McDonald noted that in the third quarter, Circana found overall adult active apparel revenues decreased in the U.S., but Lululemon gained 1.5 points of market share with gains in both men’s and women’s.
“North America remains a significant and compelling opportunity for Lululemon,” said McDonald. “With unaided awareness of only 25 percent, we have several ways to bring new guests into the brand, including ongoing innovation within our product assortment, new store openings and optimizations, and our unique approach toward connection, encompassing both local activation and larger-scale marketing campaigns.”
China Drives Strong International Growth
International sales catapulted 49 percent. McDonald said all international regions grew “strong double digits,” including a 53 percent increase in Greater China.
“While we are keeping a close eye on the macro environment in China, our business remains strong,” said McDonald. “We believe several factors benefit us in this important market, including our relatively small size, with room to grow beyond our 114 stores in mainland China at the end of the quarter; the localized nature of our brand as we leverage our relationships with local fitness studios, instructors, and influencers; and our local- and community-based events. We are excited with the brand acceptance we’re seeing globally as we continue to execute against our plan to quadruple our international business from 2021 levels by the end of 2026.”
Category Performance
By category, women’s revenue increased 19 percent versus last year, men’s increased 15 percent, and accessories grew 29 percent.
McDonald said the women’s gain was fueled by new product launches, strength in bottoms, and ongoing performance in key franchises. A new franchise, Wundermost, described by McDonald as “our softest fabric ever,” saw a ”great initial response” from consumers. Other product highlights on the women’s side include bottoms and second layers.
McDonald said, “Within bottoms, both tights and away-from-body styles performed well, including Align, Wunder Train, and the Dance Studio jogger. In addition, we continue to see success in our key second-layer franchises, including Define, Scuba, and Softstreme. Looking at Quarter 4, you will see fresh seasonal takes on several of our guest favorite franchises, including Scuba, Align, and Wunder Train.”
McDonald said while men’s saw some softness in North America due to macroeconomic pressures, market share gains continued. Men’s growth in international regions “remains very strong,” he added
The response to two new men’s franchises, Steady State and Soft Jersey, “has been very strong, and we are chasing into additional inventory.” Following the holidays, a Pace Breaker and License to Train franchises will be introduced as part of a back-to-gym focus. Men’s footwear will also launch in the first quarter.
McDonald said men’s brand awareness “remains low,” at approximately 13 percent in the U.S., 12 percent in Australia, and single digits everywhere else outside of North America. He said, “Building awareness and consideration remains top of mind for us, and we see ample opportunity to increase the media and brand-building commitment to the men’s business.”
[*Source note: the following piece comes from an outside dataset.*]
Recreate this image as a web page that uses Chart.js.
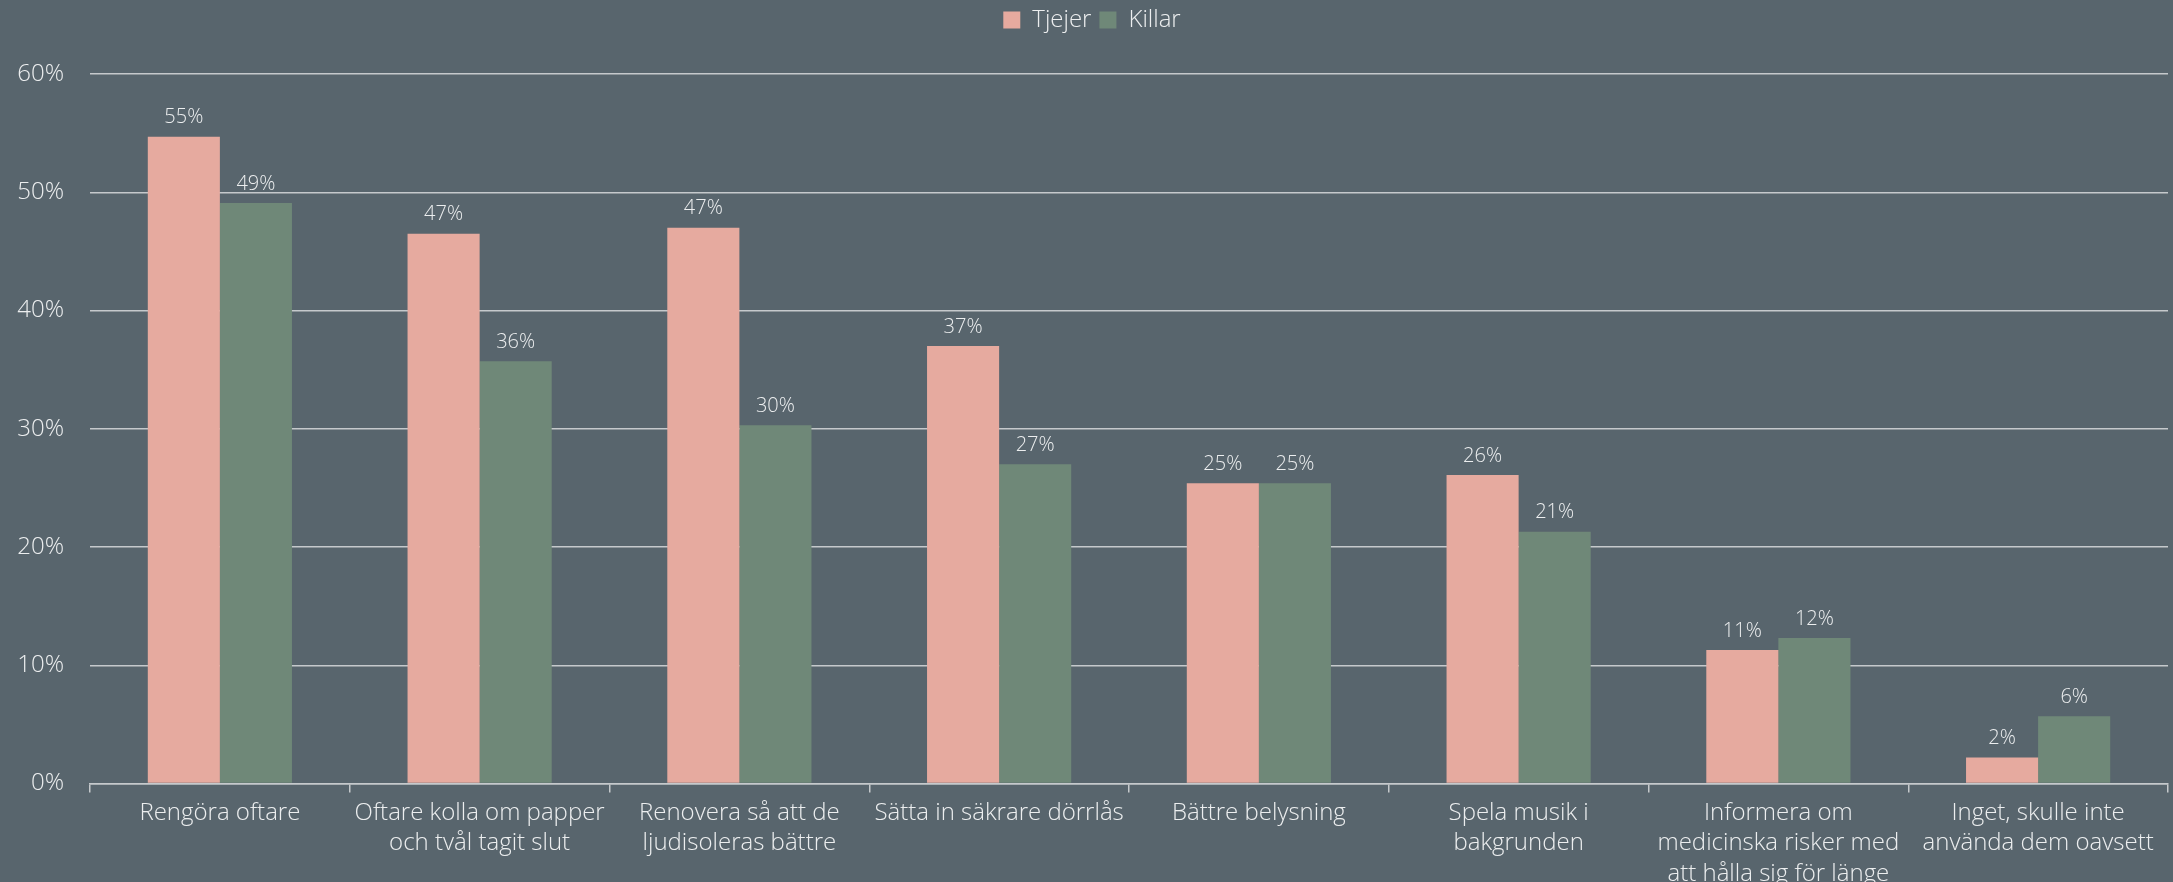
<!DOCTYPE html>
<html>
<head>
<meta charset="utf-8">
<script src="https://cdn.jsdelivr.net/npm/chart.js@4"></script>
<style>
	body { margin: 0; background: #58656d; overflow: hidden; }
	#wrap { width: 2173px; height: 894px; }
</style>
</head>
<body>
<div id="wrap"><canvas id="myChart"></canvas></div>
<script>
/* Chart data */
const categories = [
	'Rengöra oftare',
	['Oftare kolla om papper', 'och tvål tagit slut'],
	['Renovera så att de', 'ljudisoleras bättre'],
	'Sätta in säkrare dörrlås',
	'Bättre belysning',
	['Spela musik i', 'bakgrunden'],
	['Informera om', 'medicinska risker med', 'att hålla sig för länge'],
	['Inget, skulle inte', 'använda dem oavsett'],
];
const seriesNames = ['Tjejer', 'Killar'];
const tjejerValues = [54.7, 46.5, 47.0, 37.0, 25.4, 26.1, 11.3, 2.2];
const killarValues = [49.1, 35.7, 30.3, 27.0, 25.4, 21.3, 12.3, 5.7];
const yTicks = [0, 10, 20, 30, 40, 50, 60];

// Colors
const tjejerColor = '#e6aa9f';
const killarColor = '#6f8878';
const textColor = '#eceeef';
const lineColor = '#c5c9cc';
const fontFamily = "'Open Sans', sans-serif";

/* Plugin: value labels above bars */
const valueLabels = {
	id: 'valueLabels',
	afterDatasetsDraw(chart) {
		const ctx = chart.ctx;
		ctx.save();
		ctx.font = `300 20px ${fontFamily}`;
		ctx.fillStyle = textColor;
		ctx.textAlign = 'center';
		ctx.textBaseline = 'middle';
		chart.data.datasets.forEach((ds, i) => {
			chart.getDatasetMeta(i).data.forEach((bar, j) => {
				ctx.fillText(`${Math.round(ds.data[j])}%`, bar.x, bar.y - 19);
			});
		});
		ctx.restore();
	},
};

/* Plugin: extra space under the legend */
const legendMargin = {
	id: 'legendMargin',
	beforeInit(chart) {
		const fit = chart.legend.fit;
		chart.legend.fit = function () {
			fit.bind(chart.legend)();
			this.height += 32;
		};
	},
};

Chart.defaults.font.family = fontFamily;
Chart.defaults.font.weight = 300;
Chart.defaults.color = textColor;

const chartConfig = {
	type: 'bar',
	data: {
		labels: categories,
		datasets: [
			{ label: seriesNames[0], data: tjejerValues, backgroundColor: tjejerColor },
			{ label: seriesNames[1], data: killarValues, backgroundColor: killarColor },
		],
	},
	options: {
		responsive: true,
		maintainAspectRatio: false,
		animation: false,
		layout: {
			padding: { left: 16, right: 5, top: 0, bottom: 0 },
		},
		datasets: {
			bar: { categoryPercentage: 0.555, barPercentage: 1 },
		},
		scales: {
			x: {
				grid: {
					display: true,
					drawOnChartArea: false,
					color: lineColor,
					lineWidth: 1.5,
					tickLength: 9,
				},
				border: { display: true, color: lineColor, width: 1.5 },
				ticks: {
					maxRotation: 0,
					autoSkip: false,
					padding: 5,
					font: { size: 24, weight: 300, lineHeight: 1.27 },
				},
			},
			y: {
				min: 0,
				max: 60,
				afterBuildTicks(scale) {
					scale.ticks = yTicks.map((v) => ({ value: v }));
				},
				afterFit(scale) {
					scale.width = 74;
				},
				grid: { color: lineColor, lineWidth: 1.5, drawTicks: false },
				border: { display: false },
				ticks: {
					padding: 26,
					font: { size: 24, weight: 300 },
					callback: (v) => `${v}%`,
				},
			},
		},
		plugins: {
			legend: {
				position: 'top',
				labels: {
					boxWidth: 17,
					boxHeight: 17,
					padding: 8,
					font: { size: 24, weight: 300 },
				},
			},
			tooltip: { enabled: false },
		},
	},
	plugins: [valueLabels, legendMargin],
};

const myChart = new Chart(document.getElementById('myChart'), chartConfig);
</script>
</body>
</html>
The accessories gain was boosted by bag assortments with the Everywhere Belt Bag posting “solid growth on top of last year’s standout performance.”
Adjusted Gross Margins Climb 220 Basis Points
Gross margin increased 110 basis points in the quarter to 57.0 percent. On an adjusted basis excluding the Mirror charges, the adjusted gross margin jumped 220 basis points to 58.1 percent. The 220-basis-points improvement reflected a 250-basis-point hike in overall product margin, driven primarily by lower freight costs, as well as lower airfreight usage.
SG&A expenses increased to 38.2 percent of revenue from 36.8 percent due to ongoing investments to build brand awareness, among additional investments accelerated to fuel its Power of Three x2 plan that calls for a doubling of the business from 2021 net revenue of $6.25 billion to $12.5 billion by 2026. Growth targets include doubling men’s, doubling direct-to-consumer, and quadrupling international revenue relative to 2021.
Income from operations decreased 4 percent to $338.1 million. Adjusted operating income, excluding the charge, increased 24 percent to $436.3 million. Adjusted operating margin increased 80 basis points to 19.8 percent.
Earnings slid 2.6 percent to $248.7 million, or $1.96, from $255.5 million, or $2.00, a year ago. On an adjusted basis excluding the Mirror charge, earnings were $320.8 million, or $2.53, climbing 25.6 percent a year ago and well above guidance in the range of $2.23 to $2.28.
Inventories at the end of the third quarter of 2023 decreased 4 percent, lower than guidance due predominantly to higher revenue, the provision taken against its remaining Lululemon Studio hardware inventory, the timing of certain receipts, and foreign exchange. On a unit basis, inventory increased approximately 5 percent. Frank said, “We remain comfortable with both the quality and quantity of our inventory. At the end of Q4, we expect inventory on a dollar basis to be flat to down slightly versus last year, with units flat to up slightly.”
Outlook
For the fourth quarter, revenue is expected between $3.14 billion and $3.17 billion, up 12.7 percent above year-ago levels but below analysts’ average estimate of $3.18 billion. Fourth-quarter profit was forecast between $4.85 and $4.93 per share, up 11.3 percent against year-ago levels but just below analysts’ expectations of $4.94.
For the full year, revenue is now expected in the range of $9.549 billion to $9.584 billion, representing growth of 18 percent and ahead of prior guidance in the range of $9.51 billion to $9.57 billion. EPS on an adjusted basis is projected in the range of $12.34 to $12.42, up from previous guidance in the range of $12.02 to $12.17.